◆ Brief
Copy out the listing that follows, exact in every word, and skip the images.

──────

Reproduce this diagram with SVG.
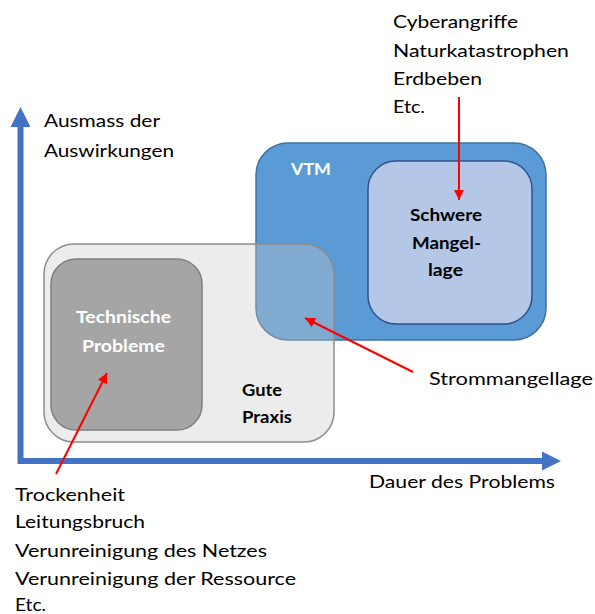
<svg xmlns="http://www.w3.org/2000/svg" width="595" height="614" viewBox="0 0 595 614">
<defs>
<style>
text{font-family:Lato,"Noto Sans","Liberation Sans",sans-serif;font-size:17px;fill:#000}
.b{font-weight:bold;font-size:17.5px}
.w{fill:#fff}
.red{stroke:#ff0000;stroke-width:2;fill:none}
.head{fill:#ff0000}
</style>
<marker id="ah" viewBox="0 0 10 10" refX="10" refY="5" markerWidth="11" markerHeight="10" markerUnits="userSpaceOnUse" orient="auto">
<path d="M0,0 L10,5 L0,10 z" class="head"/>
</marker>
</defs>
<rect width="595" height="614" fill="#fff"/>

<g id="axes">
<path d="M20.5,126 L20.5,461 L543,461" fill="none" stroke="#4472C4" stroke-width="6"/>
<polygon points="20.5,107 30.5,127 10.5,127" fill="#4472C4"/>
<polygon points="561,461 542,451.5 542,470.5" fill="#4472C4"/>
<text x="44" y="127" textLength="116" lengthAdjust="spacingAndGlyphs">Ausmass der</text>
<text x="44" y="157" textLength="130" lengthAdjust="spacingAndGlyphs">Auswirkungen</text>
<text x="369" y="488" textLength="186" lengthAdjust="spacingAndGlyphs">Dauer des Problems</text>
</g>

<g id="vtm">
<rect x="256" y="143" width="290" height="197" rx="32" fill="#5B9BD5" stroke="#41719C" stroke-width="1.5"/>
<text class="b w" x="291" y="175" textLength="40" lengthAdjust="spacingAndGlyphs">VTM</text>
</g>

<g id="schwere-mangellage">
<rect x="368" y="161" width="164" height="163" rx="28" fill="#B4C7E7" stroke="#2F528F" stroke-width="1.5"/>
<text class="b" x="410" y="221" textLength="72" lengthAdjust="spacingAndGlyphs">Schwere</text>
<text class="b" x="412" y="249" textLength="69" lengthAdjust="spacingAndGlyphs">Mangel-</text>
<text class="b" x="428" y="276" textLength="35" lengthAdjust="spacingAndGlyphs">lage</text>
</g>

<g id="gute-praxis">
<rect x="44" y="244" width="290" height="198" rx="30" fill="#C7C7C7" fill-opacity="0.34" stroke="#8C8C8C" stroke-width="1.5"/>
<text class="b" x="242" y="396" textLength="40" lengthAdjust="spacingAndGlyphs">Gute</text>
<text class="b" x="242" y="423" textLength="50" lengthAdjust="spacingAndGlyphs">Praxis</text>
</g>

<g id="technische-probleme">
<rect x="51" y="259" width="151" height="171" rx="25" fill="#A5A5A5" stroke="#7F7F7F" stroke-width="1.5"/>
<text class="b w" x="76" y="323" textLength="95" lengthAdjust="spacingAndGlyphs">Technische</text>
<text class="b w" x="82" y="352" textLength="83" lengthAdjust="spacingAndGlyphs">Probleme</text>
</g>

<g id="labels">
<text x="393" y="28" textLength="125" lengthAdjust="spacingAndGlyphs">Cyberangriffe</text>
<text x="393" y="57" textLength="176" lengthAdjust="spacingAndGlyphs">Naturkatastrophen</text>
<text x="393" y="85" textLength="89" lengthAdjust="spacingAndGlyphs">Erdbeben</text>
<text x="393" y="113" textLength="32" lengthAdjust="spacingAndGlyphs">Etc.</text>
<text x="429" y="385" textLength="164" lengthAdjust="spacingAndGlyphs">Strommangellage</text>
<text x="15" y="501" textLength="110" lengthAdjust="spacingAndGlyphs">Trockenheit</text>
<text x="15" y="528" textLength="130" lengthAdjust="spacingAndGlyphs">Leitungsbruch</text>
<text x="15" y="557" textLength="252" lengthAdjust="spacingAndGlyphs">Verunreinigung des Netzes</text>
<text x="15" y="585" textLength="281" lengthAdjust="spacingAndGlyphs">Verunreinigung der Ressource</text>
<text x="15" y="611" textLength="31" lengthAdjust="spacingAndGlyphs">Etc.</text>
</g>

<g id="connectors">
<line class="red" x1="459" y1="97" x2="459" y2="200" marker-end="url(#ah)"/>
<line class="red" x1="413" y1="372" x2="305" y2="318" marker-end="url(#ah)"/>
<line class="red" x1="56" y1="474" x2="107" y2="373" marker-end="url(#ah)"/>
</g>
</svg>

──────

◆ Full solution
Reproduce this diagram with SVG.
<svg xmlns="http://www.w3.org/2000/svg" width="595" height="614" viewBox="0 0 595 614">
<defs>
<style>
text{font-family:Lato,"Noto Sans","Liberation Sans",sans-serif;font-size:17px;fill:#000}
.b{font-weight:bold;font-size:17.5px}
.w{fill:#fff}
.red{stroke:#ff0000;stroke-width:2;fill:none}
.head{fill:#ff0000}
</style>
<marker id="ah" viewBox="0 0 10 10" refX="10" refY="5" markerWidth="11" markerHeight="10" markerUnits="userSpaceOnUse" orient="auto">
<path d="M0,0 L10,5 L0,10 z" class="head"/>
</marker>
</defs>
<rect width="595" height="614" fill="#fff"/>

<g id="axes">
<path d="M20.5,126 L20.5,461 L543,461" fill="none" stroke="#4472C4" stroke-width="6"/>
<polygon points="20.5,107 30.5,127 10.5,127" fill="#4472C4"/>
<polygon points="561,461 542,451.5 542,470.5" fill="#4472C4"/>
<text x="44" y="127" textLength="116" lengthAdjust="spacingAndGlyphs">Ausmass der</text>
<text x="44" y="157" textLength="130" lengthAdjust="spacingAndGlyphs">Auswirkungen</text>
<text x="369" y="488" textLength="186" lengthAdjust="spacingAndGlyphs">Dauer des Problems</text>
</g>

<g id="vtm">
<rect x="256" y="143" width="290" height="197" rx="32" fill="#5B9BD5" stroke="#41719C" stroke-width="1.5"/>
<text class="b w" x="291" y="175" textLength="40" lengthAdjust="spacingAndGlyphs">VTM</text>
</g>

<g id="schwere-mangellage">
<rect x="368" y="161" width="164" height="163" rx="28" fill="#B4C7E7" stroke="#2F528F" stroke-width="1.5"/>
<text class="b" x="410" y="221" textLength="72" lengthAdjust="spacingAndGlyphs">Schwere</text>
<text class="b" x="412" y="249" textLength="69" lengthAdjust="spacingAndGlyphs">Mangel-</text>
<text class="b" x="428" y="276" textLength="35" lengthAdjust="spacingAndGlyphs">lage</text>
</g>

<g id="gute-praxis">
<rect x="44" y="244" width="290" height="198" rx="30" fill="#C7C7C7" fill-opacity="0.34" stroke="#8C8C8C" stroke-width="1.5"/>
<text class="b" x="242" y="396" textLength="40" lengthAdjust="spacingAndGlyphs">Gute</text>
<text class="b" x="242" y="423" textLength="50" lengthAdjust="spacingAndGlyphs">Praxis</text>
</g>

<g id="technische-probleme">
<rect x="51" y="259" width="151" height="171" rx="25" fill="#A5A5A5" stroke="#7F7F7F" stroke-width="1.5"/>
<text class="b w" x="76" y="323" textLength="95" lengthAdjust="spacingAndGlyphs">Technische</text>
<text class="b w" x="82" y="352" textLength="83" lengthAdjust="spacingAndGlyphs">Probleme</text>
</g>

<g id="labels">
<text x="393" y="28" textLength="125" lengthAdjust="spacingAndGlyphs">Cyberangriffe</text>
<text x="393" y="57" textLength="176" lengthAdjust="spacingAndGlyphs">Naturkatastrophen</text>
<text x="393" y="85" textLength="89" lengthAdjust="spacingAndGlyphs">Erdbeben</text>
<text x="393" y="113" textLength="32" lengthAdjust="spacingAndGlyphs">Etc.</text>
<text x="429" y="385" textLength="164" lengthAdjust="spacingAndGlyphs">Strommangellage</text>
<text x="15" y="501" textLength="110" lengthAdjust="spacingAndGlyphs">Trockenheit</text>
<text x="15" y="528" textLength="130" lengthAdjust="spacingAndGlyphs">Leitungsbruch</text>
<text x="15" y="557" textLength="252" lengthAdjust="spacingAndGlyphs">Verunreinigung des Netzes</text>
<text x="15" y="585" textLength="281" lengthAdjust="spacingAndGlyphs">Verunreinigung der Ressource</text>
<text x="15" y="611" textLength="31" lengthAdjust="spacingAndGlyphs">Etc.</text>
</g>

<g id="connectors">
<line class="red" x1="459" y1="97" x2="459" y2="200" marker-end="url(#ah)"/>
<line class="red" x1="413" y1="372" x2="305" y2="318" marker-end="url(#ah)"/>
<line class="red" x1="56" y1="474" x2="107" y2="373" marker-end="url(#ah)"/>
</g>
</svg>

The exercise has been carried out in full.